## SHORT TASK
From the entries below, reproduce exactly the lines from the one with "Clone this chart in Plotly." through the one with "2.88, 2.96, 3.0]", both included, without images.

## RECORDS FOR THIS EXERCISE
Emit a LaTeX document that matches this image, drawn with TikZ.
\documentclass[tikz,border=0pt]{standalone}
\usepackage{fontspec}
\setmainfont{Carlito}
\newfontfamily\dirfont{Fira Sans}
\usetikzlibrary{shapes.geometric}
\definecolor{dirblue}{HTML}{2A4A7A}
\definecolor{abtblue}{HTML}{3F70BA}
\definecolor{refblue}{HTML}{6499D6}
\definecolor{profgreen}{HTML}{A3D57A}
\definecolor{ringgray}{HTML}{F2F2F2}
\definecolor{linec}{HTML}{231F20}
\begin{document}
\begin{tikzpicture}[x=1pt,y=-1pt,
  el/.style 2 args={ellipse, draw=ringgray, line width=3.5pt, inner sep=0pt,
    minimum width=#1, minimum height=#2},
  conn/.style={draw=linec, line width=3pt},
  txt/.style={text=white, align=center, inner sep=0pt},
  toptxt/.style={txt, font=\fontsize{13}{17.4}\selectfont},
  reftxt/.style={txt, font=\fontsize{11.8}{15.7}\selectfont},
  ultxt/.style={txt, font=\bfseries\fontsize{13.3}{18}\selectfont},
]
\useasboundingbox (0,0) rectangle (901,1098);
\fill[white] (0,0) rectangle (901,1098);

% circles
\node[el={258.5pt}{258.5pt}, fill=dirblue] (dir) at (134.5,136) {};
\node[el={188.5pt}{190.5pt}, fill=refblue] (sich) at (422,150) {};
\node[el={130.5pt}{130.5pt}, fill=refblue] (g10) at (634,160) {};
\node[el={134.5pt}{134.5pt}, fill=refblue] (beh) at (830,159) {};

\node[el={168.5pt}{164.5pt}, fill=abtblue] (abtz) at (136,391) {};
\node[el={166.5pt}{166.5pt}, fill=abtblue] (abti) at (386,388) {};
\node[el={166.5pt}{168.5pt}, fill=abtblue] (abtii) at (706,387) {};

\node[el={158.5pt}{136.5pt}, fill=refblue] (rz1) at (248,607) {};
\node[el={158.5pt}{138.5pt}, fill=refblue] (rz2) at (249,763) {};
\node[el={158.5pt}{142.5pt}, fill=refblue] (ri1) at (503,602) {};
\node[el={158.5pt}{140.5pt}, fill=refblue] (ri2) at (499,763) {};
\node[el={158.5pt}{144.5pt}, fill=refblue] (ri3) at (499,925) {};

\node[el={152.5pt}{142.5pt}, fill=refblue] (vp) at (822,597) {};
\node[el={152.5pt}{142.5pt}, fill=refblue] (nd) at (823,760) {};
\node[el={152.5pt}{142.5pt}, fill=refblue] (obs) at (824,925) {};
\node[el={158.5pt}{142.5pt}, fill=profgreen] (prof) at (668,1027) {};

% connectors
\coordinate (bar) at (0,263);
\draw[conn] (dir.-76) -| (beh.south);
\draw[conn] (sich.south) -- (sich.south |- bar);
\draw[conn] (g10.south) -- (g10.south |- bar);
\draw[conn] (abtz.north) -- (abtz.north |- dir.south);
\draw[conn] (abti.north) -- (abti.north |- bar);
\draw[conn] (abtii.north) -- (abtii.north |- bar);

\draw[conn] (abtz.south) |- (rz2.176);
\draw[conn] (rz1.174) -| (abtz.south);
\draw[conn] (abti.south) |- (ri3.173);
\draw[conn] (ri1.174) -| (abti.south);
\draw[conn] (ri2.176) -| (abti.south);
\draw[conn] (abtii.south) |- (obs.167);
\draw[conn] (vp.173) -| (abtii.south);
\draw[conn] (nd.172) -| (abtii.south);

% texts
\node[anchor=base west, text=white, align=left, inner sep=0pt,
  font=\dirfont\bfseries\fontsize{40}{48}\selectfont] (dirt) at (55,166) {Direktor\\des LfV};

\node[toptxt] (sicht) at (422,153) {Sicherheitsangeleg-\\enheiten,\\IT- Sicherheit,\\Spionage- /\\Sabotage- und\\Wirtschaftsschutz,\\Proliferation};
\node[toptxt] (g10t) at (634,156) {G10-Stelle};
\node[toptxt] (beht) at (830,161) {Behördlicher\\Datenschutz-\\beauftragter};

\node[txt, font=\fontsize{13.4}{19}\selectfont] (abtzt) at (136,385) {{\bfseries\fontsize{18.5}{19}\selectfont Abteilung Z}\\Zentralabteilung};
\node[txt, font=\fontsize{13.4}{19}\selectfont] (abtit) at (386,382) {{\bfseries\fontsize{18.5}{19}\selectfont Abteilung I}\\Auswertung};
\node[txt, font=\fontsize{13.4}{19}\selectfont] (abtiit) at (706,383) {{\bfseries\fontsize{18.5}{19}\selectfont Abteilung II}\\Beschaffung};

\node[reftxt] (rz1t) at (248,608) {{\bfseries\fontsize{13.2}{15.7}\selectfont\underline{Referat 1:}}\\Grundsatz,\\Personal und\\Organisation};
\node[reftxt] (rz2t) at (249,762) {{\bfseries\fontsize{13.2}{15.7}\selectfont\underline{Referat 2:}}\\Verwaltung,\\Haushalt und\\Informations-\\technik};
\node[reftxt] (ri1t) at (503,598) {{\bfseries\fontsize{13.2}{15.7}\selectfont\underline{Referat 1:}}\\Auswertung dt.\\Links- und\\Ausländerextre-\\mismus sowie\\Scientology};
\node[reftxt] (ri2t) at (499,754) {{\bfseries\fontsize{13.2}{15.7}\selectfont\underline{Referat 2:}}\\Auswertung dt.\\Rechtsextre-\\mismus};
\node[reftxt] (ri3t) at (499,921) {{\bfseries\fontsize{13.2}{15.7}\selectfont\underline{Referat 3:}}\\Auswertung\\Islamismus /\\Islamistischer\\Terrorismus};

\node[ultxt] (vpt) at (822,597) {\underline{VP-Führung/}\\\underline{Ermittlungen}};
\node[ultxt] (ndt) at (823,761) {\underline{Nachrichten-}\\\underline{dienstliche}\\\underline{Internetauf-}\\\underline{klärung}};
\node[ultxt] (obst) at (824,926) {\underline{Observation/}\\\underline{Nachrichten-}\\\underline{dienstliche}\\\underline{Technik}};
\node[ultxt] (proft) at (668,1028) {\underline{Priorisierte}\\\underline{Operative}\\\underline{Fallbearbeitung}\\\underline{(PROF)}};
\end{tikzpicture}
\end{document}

==

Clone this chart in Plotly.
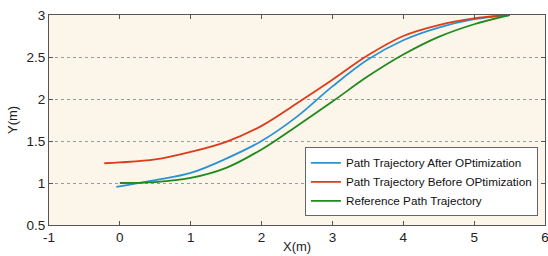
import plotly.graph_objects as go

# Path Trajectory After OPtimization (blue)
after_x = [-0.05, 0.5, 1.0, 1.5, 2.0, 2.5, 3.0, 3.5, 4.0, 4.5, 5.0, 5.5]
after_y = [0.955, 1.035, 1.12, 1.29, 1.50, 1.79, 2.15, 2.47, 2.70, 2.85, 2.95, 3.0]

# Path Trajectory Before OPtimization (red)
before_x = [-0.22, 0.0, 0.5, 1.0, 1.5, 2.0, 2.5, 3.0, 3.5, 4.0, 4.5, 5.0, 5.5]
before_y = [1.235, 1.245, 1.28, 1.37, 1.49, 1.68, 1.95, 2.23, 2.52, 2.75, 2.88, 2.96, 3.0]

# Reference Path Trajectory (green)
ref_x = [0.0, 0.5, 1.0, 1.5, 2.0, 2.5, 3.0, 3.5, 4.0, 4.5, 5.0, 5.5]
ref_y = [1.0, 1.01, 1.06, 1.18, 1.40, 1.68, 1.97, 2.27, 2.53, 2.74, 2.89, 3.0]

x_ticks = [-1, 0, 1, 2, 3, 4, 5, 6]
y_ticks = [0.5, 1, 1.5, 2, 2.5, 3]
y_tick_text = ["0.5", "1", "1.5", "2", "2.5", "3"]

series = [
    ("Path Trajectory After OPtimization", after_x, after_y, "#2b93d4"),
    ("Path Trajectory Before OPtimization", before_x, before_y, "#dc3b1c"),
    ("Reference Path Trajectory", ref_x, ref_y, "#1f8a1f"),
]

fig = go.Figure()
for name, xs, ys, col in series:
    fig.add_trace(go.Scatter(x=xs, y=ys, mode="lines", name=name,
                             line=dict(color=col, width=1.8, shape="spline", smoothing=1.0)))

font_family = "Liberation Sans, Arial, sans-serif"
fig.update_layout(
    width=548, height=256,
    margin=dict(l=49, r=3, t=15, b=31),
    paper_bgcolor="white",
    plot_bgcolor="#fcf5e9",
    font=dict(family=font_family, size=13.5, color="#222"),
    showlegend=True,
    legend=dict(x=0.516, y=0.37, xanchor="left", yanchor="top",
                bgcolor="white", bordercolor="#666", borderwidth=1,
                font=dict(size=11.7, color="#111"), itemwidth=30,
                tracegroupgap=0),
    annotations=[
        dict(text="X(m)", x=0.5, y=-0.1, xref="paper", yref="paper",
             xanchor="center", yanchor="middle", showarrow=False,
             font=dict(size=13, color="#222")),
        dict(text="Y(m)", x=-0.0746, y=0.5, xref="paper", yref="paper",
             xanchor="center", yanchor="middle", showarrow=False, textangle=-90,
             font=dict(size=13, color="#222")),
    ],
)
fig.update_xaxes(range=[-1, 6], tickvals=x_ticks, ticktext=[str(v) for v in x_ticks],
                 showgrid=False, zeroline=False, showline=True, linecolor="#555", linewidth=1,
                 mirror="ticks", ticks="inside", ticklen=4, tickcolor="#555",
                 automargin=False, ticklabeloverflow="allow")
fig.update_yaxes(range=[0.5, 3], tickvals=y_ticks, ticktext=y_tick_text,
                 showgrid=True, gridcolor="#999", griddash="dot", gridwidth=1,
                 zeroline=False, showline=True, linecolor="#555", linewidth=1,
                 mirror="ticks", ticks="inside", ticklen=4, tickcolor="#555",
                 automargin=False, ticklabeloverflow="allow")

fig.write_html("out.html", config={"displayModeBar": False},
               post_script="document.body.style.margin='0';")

## RESULT
Clone this chart in Plotly.
import plotly.graph_objects as go

# Path Trajectory After OPtimization (blue)
after_x = [-0.05, 0.5, 1.0, 1.5, 2.0, 2.5, 3.0, 3.5, 4.0, 4.5, 5.0, 5.5]
after_y = [0.955, 1.035, 1.12, 1.29, 1.50, 1.79, 2.15, 2.47, 2.70, 2.85, 2.95, 3.0]

# Path Trajectory Before OPtimization (red)
before_x = [-0.22, 0.0, 0.5, 1.0, 1.5, 2.0, 2.5, 3.0, 3.5, 4.0, 4.5, 5.0, 5.5]
before_y = [1.235, 1.245, 1.28, 1.37, 1.49, 1.68, 1.95, 2.23, 2.52, 2.75, 2.88, 2.96, 3.0]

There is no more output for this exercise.